Институт ежегодной производственной практики также играл существенную роль в реконструкции пространства студенческой жизни. Он не только позволял апеллировать к пролетарскому «происхождению», но закреплял определенные практики, меняя прежний студенческий «жизненный мир». И хотя мы имеем немало свидетельств о нежелании директоров предприятий доверять студенту серьезные обязанности на производстве, сам идеал приобретения заводского опыта (от рабочего станка до ватмана инженера) конструировал специалиста по-новому — в качестве экс-рабочего[227]. Мир «красного» студента должен был «вращаться» вокруг цеха, а не вокруг аудитории. Со своей стороны студент мог и должен был вносить элементы рационализации в труд и быт (как производственный, так и «домашний») рабочих — и собственным примером, и в форме лекций, рационализаторских предложений и т. п.[228] В отличие от рабочих, он владел «советским» языком в более совершенной форме и мог выступать «переводчиком» и шлифовщиком их «политических» намерений и претензий. Производственная практика, будучи государственно установленной и предписанной и студенту, и предприятию, обязанному этого студента принять и обеспечить работой, становится более понятной в «производственном» контексте студенческой жизни и эпохи. На фоне уже упомянутой политики «смычки» красного студенчества с пролетариатом, озабоченности пролетарского студенчества вопросами социальной идентичности, практической организации студенческого труда на заводе по линии профсекции, с одной стороны, и в контексте культа рациональной организации производства и тейлоризации всей жизни (в этой связи показательны оформление петроградских студенческих журналов футуристской графикой, тематика студенческой литературы и публицистики, популярность дисциплинарно-рационализирующих практик, например экономии времени, институционализированной в рамках Лиги «Время»), с другой, производственная практика не выглядела чем-то исключительным. Она не была неким «оторванным от реальности» бюрократическим изобретением[229].

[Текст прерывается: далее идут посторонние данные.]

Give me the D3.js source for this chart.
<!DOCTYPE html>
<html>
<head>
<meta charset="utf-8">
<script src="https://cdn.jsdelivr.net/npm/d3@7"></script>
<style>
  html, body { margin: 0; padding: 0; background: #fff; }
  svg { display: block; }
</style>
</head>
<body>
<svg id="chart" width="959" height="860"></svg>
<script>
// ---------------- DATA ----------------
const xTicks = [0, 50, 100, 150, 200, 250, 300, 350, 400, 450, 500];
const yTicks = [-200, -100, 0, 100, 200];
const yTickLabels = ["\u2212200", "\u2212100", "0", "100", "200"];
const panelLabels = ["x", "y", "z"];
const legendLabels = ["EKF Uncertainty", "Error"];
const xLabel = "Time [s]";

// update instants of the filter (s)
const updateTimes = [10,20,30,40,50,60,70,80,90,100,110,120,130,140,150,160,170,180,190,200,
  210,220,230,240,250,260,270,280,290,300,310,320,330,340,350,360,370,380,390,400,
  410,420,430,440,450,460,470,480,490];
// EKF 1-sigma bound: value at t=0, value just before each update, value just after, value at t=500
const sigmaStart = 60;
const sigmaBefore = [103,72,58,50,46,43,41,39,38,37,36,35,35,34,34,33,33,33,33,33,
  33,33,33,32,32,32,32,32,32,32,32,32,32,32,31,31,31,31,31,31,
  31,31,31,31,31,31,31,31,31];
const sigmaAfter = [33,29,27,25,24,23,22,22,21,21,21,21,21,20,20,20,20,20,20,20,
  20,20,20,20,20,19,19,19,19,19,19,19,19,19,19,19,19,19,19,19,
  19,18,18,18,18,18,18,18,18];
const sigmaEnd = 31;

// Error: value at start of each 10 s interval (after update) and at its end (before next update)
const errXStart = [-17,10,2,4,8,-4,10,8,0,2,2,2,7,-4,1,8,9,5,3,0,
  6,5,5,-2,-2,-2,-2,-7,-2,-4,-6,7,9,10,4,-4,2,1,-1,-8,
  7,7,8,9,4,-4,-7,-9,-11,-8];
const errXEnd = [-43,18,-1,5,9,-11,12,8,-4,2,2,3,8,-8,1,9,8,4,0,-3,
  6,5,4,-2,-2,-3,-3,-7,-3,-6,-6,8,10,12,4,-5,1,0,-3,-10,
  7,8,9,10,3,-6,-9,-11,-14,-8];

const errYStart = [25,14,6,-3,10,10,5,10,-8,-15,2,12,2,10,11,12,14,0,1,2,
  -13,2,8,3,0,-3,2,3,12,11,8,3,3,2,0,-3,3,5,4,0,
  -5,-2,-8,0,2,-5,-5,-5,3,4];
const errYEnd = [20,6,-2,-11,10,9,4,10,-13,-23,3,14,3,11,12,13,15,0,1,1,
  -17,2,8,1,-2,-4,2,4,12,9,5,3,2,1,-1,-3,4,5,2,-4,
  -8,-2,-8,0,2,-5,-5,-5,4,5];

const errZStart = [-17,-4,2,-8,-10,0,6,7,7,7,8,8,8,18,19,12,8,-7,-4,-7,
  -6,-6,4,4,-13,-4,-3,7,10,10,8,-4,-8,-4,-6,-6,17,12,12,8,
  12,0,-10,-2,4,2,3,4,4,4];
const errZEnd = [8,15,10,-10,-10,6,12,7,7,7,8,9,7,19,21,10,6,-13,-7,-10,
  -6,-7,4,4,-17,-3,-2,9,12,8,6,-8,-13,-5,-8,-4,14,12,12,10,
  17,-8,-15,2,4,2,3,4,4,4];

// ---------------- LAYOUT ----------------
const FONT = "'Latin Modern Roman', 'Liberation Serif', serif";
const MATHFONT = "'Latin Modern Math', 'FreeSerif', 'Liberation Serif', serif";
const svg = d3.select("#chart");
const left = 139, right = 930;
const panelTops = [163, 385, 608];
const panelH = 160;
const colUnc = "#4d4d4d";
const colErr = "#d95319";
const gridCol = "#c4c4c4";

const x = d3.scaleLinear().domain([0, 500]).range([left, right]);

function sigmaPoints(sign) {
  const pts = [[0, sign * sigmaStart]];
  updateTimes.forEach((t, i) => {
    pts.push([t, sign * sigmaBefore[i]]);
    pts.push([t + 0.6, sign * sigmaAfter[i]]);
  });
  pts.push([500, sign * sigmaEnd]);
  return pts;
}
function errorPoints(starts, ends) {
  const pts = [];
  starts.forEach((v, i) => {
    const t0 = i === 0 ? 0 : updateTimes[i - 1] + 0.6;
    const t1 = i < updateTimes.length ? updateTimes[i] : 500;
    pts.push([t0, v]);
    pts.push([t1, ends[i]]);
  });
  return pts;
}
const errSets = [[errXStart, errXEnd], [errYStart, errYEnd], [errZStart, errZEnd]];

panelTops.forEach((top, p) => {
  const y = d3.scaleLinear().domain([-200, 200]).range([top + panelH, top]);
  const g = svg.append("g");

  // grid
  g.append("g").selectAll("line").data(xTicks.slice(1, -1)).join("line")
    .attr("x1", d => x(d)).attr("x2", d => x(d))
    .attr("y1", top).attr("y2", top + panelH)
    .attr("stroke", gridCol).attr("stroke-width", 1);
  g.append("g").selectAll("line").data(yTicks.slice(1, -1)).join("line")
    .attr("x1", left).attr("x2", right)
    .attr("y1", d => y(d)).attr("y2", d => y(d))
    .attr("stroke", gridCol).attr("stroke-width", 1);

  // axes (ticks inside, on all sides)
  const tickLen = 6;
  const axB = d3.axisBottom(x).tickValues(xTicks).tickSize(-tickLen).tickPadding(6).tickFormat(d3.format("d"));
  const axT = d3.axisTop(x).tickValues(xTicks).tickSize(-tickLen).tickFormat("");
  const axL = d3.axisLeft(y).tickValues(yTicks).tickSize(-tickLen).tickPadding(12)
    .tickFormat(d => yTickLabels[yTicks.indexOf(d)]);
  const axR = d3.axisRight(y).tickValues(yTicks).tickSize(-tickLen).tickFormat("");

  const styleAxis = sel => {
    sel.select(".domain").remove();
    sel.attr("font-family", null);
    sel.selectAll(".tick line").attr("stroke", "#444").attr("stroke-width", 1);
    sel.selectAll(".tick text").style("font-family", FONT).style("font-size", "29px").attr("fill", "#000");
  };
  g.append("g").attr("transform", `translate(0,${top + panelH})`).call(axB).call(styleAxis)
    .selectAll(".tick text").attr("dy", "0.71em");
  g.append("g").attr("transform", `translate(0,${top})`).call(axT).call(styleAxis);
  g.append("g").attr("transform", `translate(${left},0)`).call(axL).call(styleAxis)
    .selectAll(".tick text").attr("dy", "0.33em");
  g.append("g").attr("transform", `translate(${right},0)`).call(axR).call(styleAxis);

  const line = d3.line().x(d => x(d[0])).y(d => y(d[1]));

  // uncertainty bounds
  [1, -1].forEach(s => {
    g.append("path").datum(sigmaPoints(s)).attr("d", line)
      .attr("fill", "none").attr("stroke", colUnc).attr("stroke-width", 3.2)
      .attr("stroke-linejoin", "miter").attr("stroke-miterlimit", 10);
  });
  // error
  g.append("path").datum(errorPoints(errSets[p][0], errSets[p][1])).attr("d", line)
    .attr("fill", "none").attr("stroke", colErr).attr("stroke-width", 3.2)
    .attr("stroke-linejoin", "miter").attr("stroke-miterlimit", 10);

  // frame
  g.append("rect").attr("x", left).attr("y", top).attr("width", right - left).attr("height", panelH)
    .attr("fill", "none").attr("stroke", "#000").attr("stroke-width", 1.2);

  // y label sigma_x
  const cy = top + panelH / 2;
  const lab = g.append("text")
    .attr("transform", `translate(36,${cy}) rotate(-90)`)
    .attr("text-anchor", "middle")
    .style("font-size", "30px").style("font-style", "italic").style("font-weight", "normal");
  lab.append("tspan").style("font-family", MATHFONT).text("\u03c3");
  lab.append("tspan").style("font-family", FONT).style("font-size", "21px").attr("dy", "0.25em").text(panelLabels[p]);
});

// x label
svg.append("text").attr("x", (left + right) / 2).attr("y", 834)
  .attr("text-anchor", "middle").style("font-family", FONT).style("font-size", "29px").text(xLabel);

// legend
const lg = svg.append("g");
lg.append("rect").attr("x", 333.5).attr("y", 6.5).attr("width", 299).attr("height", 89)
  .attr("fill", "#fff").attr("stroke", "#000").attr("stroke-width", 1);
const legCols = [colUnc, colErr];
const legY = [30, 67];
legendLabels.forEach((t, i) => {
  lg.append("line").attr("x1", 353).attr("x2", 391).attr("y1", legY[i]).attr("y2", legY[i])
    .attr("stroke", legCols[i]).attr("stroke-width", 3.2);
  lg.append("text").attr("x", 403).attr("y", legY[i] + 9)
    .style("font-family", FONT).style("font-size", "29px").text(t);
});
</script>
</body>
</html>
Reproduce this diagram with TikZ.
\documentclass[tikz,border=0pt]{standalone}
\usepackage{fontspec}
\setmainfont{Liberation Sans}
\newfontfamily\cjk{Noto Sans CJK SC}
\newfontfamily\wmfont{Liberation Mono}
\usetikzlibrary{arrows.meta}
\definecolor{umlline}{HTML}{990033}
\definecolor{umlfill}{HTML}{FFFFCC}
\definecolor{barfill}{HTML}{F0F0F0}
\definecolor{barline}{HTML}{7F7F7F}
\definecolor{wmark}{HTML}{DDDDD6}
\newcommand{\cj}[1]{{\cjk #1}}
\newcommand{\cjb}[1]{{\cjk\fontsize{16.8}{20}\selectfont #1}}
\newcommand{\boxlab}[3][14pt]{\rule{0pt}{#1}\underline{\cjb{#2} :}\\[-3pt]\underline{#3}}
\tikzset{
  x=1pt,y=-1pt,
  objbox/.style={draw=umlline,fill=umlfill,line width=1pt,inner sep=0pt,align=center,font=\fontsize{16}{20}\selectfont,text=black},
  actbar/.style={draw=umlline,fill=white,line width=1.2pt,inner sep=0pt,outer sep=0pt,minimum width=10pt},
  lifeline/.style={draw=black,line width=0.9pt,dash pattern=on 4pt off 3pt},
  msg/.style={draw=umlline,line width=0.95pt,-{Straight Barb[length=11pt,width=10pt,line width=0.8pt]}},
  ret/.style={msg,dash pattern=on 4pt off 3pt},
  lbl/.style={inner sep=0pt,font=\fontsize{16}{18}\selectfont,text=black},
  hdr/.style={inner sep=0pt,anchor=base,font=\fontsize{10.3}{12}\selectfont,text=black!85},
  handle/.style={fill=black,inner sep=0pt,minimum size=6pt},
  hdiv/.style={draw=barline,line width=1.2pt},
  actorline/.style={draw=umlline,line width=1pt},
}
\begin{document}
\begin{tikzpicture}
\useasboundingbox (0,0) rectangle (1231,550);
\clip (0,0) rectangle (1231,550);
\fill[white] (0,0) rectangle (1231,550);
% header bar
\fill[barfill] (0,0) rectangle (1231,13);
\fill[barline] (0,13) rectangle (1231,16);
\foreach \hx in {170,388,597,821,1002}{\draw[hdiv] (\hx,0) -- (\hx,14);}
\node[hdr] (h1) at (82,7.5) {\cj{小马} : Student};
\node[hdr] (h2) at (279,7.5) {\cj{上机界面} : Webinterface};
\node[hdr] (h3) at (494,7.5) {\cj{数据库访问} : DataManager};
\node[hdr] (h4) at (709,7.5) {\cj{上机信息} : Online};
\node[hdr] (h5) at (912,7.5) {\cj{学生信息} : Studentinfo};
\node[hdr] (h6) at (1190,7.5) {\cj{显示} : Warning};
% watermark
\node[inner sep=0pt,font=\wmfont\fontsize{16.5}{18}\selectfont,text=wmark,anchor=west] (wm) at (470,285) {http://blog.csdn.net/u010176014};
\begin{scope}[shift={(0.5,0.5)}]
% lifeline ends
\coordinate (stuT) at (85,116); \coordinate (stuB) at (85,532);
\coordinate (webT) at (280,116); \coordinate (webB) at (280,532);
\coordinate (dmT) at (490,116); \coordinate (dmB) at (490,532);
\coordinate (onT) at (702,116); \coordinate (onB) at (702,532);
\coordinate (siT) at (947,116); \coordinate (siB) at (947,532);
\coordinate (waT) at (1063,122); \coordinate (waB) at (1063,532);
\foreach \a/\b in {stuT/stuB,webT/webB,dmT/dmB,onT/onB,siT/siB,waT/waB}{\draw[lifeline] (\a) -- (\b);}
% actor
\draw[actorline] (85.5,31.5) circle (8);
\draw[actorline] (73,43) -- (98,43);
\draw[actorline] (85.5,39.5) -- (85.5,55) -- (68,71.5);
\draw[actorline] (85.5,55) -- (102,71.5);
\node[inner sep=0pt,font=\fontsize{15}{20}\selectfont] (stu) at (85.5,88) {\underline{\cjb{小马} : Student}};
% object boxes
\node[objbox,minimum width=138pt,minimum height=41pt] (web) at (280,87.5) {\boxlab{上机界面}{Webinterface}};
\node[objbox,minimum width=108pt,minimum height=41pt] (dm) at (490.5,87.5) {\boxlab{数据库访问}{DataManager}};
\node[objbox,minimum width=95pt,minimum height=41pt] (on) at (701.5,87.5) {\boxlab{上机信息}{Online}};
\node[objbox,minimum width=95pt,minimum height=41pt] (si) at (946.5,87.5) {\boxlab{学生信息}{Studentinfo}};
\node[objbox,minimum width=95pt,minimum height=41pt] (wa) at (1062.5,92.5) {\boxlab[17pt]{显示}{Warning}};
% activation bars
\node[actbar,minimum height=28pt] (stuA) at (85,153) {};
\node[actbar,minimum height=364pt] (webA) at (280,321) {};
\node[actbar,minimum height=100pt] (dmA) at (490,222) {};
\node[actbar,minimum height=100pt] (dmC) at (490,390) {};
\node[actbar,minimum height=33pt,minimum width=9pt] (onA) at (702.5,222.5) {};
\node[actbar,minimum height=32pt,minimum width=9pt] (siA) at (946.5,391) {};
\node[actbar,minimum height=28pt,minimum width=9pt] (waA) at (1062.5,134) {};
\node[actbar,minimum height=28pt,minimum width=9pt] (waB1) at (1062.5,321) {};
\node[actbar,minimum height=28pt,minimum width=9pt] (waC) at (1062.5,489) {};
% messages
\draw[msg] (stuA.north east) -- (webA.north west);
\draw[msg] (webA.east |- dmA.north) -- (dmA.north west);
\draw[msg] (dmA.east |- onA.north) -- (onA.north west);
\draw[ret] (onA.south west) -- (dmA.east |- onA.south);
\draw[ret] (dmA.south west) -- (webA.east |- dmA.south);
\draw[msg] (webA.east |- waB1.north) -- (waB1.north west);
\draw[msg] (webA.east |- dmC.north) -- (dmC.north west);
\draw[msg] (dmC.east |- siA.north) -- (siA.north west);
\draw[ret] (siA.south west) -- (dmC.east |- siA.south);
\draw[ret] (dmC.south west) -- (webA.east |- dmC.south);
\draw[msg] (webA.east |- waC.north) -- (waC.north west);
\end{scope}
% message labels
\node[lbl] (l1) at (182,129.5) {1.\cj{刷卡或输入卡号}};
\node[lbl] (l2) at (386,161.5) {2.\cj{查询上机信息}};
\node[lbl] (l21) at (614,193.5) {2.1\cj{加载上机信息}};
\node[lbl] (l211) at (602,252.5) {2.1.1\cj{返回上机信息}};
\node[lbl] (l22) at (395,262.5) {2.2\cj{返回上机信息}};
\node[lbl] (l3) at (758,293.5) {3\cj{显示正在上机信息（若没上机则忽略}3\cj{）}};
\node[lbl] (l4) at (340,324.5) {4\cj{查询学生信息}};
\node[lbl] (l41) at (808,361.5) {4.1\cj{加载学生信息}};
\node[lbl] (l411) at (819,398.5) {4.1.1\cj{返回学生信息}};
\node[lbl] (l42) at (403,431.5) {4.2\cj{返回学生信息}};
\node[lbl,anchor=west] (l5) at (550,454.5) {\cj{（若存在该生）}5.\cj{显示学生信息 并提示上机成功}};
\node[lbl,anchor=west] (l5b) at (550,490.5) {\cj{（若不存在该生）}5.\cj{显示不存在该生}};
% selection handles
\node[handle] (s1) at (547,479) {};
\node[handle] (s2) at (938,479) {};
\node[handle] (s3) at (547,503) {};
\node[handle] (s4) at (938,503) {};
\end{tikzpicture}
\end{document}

Другая «смычка», о которой много говорилось уже в середине 1920-х годов, — это «смычка» «пролетарского» студента с крестьянством, с деревней. Но тут его роль оказывалась качественно иной. Представляя производственную рационализированную культуру города, он выступал в качестве доминирующего начала, «учителя» крестьян в хозяйстве, политике, культуре и образовании, в быту. В его функции входили ликвидация неграмотности, организация изб-читален, лекции на различные — не в последнюю очередь политические — темы, распространение знаний по сельскому хозяйству, здравоохранению, гигиене, советской обрядности, антиклерикальная пропаганда, помощь деревенскому комсомолу[230]. Студент здесь — организатор кооперации и «культурной торговли». В этом смысле он становился агентом государственной политики в деревне[231]. Так, в рамках летней «крестьянской» практики (как, впрочем, и практики производственной — в том, что касалось «присвоения» студентом функции дискурсивного «выражения» настроений рабочих) продолжали меняться «границы» между студентом и государством — объект государственной политики превращался в ее субъекта, в то же время не переставая быть и ее специфическим объектом. Вернее, в одном из пространств своего социального существования учащийся выступал в роли представителя государства, оставаясь в университете или институте все тем же «подозрительным студентом» (удивительно, но тем не менее «подозрительность» новой власти росла с убыванием старого студенчества). Однако само разнообразие ролей меняло студенческую повседневность, демаргинализируя ее, пусть и отчасти.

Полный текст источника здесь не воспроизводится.